One Drift & We All Go Home (U.S.)
Director: Thom Hilton
Kenai, Alaska. July 1998. Commercial fishing has been closed for nine days. Dozens of workers have lost nearly an entire year’s income waiting for regulations to lift … all while a nearby tourist spot teems with joyfully unregulated sportfishermen.
Re-Record (Ukraine)
Director: Kyrylo Zemlyanyi
A family celebrates the birthday of their son. After a warm greeting, their usual feast takes place.
Thirteen Ways of Looking at a Blackbird (U.S.)

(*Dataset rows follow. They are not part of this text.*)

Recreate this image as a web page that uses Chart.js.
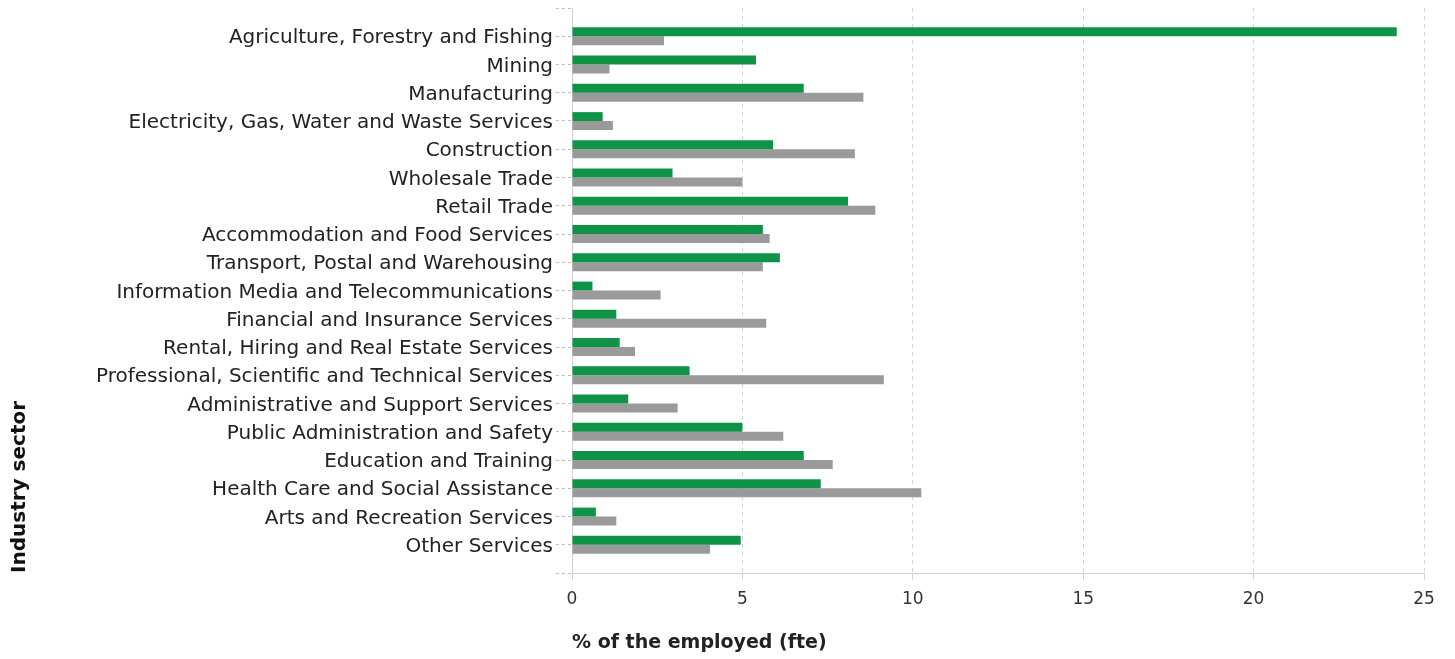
<!DOCTYPE html>
<html>
<head>
<meta charset="utf-8">
<script src="https://cdn.jsdelivr.net/npm/chart.js@4/dist/chart.umd.min.js"></script>
<style>
  html, body { margin: 0; padding: 0; background: #fff; }
  #wrap { width: 1455px; height: 659px; position: relative; }
</style>
</head>
<body>
<div id="wrap"><canvas id="myChart"></canvas></div>
<script>
const sectors = [
  'Agriculture, Forestry and Fishing',
  'Mining',
  'Manufacturing',
  'Electricity, Gas, Water and Waste Services',
  'Construction',
  'Wholesale Trade',
  'Retail Trade',
  'Accommodation and Food Services',
  'Transport, Postal and Warehousing',
  'Information Media and Telecommunications',
  'Financial and Insurance Services',
  'Rental, Hiring and Real Estate Services',
  'Professional, Scientific and Technical Services',
  'Administrative and Support Services',
  'Public Administration and Safety',
  'Education and Training',
  'Health Care and Social Assistance',
  'Arts and Recreation Services',
  'Other Services',
];

// green series (region)
const regionShare = [24.2, 5.4, 6.8, 0.9, 5.9, 2.95, 8.1, 5.6, 6.1, 0.6, 1.3, 1.4, 3.45, 1.65, 5.0, 6.8, 7.3, 0.7, 4.95];
// grey series (comparison)
const compareShare = [2.7, 1.1, 8.55, 1.2, 8.3, 5.0, 8.9, 5.8, 5.6, 2.6, 5.7, 1.85, 9.15, 3.1, 6.2, 7.65, 10.25, 1.3, 4.05];

const xTicks = [0, 5, 10, 15, 20, 25];

const n = sectors.length;
// categories laid on a linear axis so there is one empty slot above and below
const toPoints = (vals) => vals.map((v, i) => ({ x: v, y: n - 1 - i }));

const FONT = 'DejaVu Sans, Verdana, sans-serif';

const ctx = document.getElementById('myChart').getContext('2d');

new Chart(ctx, {
  type: 'bar',
  data: {
    datasets: [
      {
        data: toPoints(regionShare),
        backgroundColor: '#0f9447',
        borderWidth: 0,
        categoryPercentage: 0.63,
        barPercentage: 1,
      },
      {
        data: toPoints(compareShare),
        backgroundColor: '#9a9a9a',
        borderWidth: 0,
        categoryPercentage: 0.63,
        barPercentage: 1,
      },
    ],
  },
  options: {
    indexAxis: 'y',
    responsive: true,
    maintainAspectRatio: false,
    animation: false,
    layout: {
      padding: { top: 8, right: 31, bottom: 0, left: 0 },
    },
    plugins: {
      legend: { display: false },
      tooltip: { enabled: false },
      title: { display: false },
    },
    scales: {
      x: {
        type: 'linear',
        position: 'bottom',
        min: xTicks[0],
        max: xTicks[xTicks.length - 1],
        afterBuildTicks(scale) {
          scale.ticks = xTicks.map((v) => ({ value: v }));
        },
        afterFit(scale) {
          scale.height = 86;
        },
        grid: {
          color: '#d4d4d4',
          lineWidth: 1,
          drawTicks: true,
          tickLength: 7,
          tickColor: '#d4d4d4',
        },
        border: { display: true, color: '#d0d0d0', dash: [4, 4] },
        ticks: {
          color: '#333',
          padding: 9,
          font: { family: FONT, size: 17 },
        },
        title: {
          display: true,
          text: '% of the employed (fte)',
          align: 'start',
          color: '#222',
          padding: { top: 0, bottom: 5 },
          font: { family: FONT, size: 19, weight: 'bold' },
        },
      },
      y: {
        type: 'linear',
        position: 'left',
        min: -1,
        max: n,
        offset: false,
        afterBuildTicks(scale) {
          const t = [];
          for (let v = -1; v <= n; v++) t.push({ value: v });
          scale.ticks = t;
        },
        afterFit(scale) {
          scale.width = 572;
          scale.paddingTop = 0;
          scale.paddingBottom = 0;
        },
        grid: {
          offset: false,
          drawOnChartArea: false,
          drawTicks: true,
          tickLength: 16,
          tickColor: '#bdbdbd',
          tickBorderDash: [3, 3],
        },
        border: { display: true, color: '#d0d0d0' },
        ticks: {
          color: '#222',
          padding: 3,
          labelOffset: 2,
          autoSkip: false,
          font: { family: FONT, size: 20 },
          callback(value) {
            const i = n - 1 - value;
            return i >= 0 && i < n ? sectors[i] : '';
          },
        },
        title: {
          display: true,
          text: 'Industry sector',
          align: 'start',
          color: '#111',
          padding: { top: 8, bottom: 0 },
          font: { family: FONT, size: 20, weight: 'bold' },
        },
      },
    },
  },
});
</script>
</body>
</html>
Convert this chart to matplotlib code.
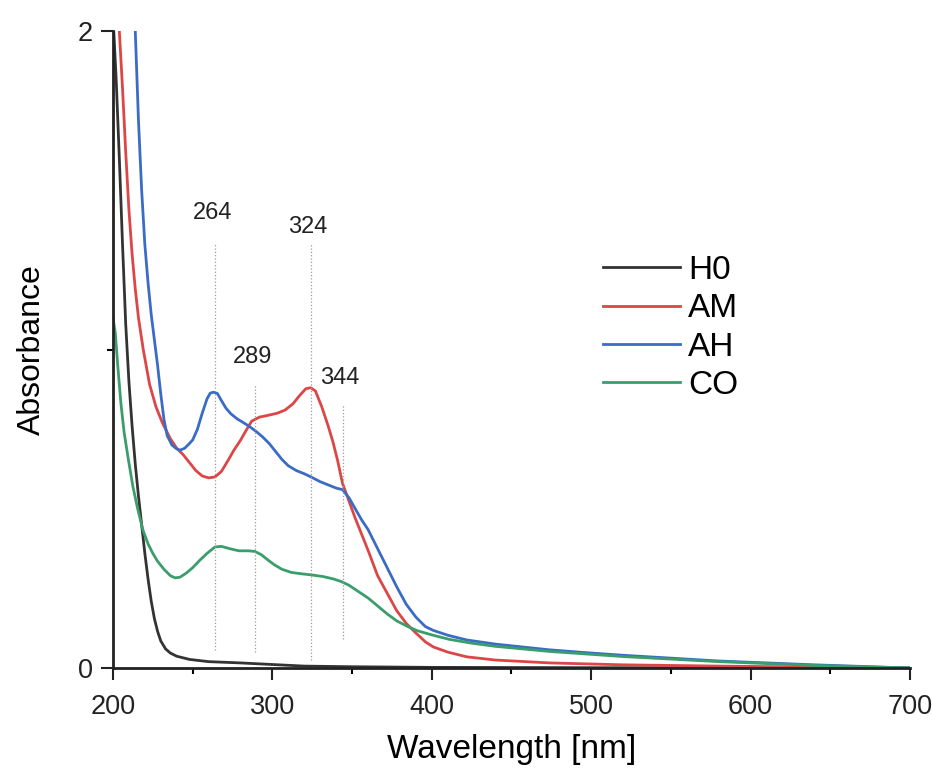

Directors: Pamela Falkenberg, Jack Cochran
Our process in making this film from Wallace Steven’s famous poem, “Thirteen Ways of Looking at a Blackbird,” now in the public domain, was to capture the startling images his words evoked for us using whatever crazy means necessary, and to manipulate those images in unexpected and visually poetic ways. What we hope to achieve is something like what Stevens lauded in translations of his poems in foreign languages, where what mattered to him was carrying “the poems forward without regard to the words.” Williams seems generally skeptical about literary exegesis of his work. Regarding the collection including “Thirteen Ways of Looking at a Blackbird,” Stevens commented that the poems were “not meant to be a collection of epigrams or of ideas, but of sensations.” Later, writing about a different poem (“Fabliau of Florida”), but perhaps also apropos for “Blackbirds,” he insists, “it is not the sense … that counts, because It does not have a great deal of sense; it is the feeling of the words and the reaction and images that the words create.” We hope we have created a flight of fancy with our adaptation of “Blackbirds,” a nonsense that carries Stevens’ poem forward in a new way.
Unnamed (Iran)
Director: Iranmehr Salimi
Zainab is a successful girl who supports her family financially, but considers herself a boy in spirit, and now she has decided to undergo gender transition, but in addition to her family’s opposition and the society’s inappropriate view of this issue, she has more difficulties There is something more important to come. she, who played in the country’s national volleyball team for a while and is now in the Bartar league, if she does this, she will be removed from professional volleyball forever due to her short stature compared to men, and not only will she lose her professional future, but also her livelihood and her family who are under her care will be in trouble.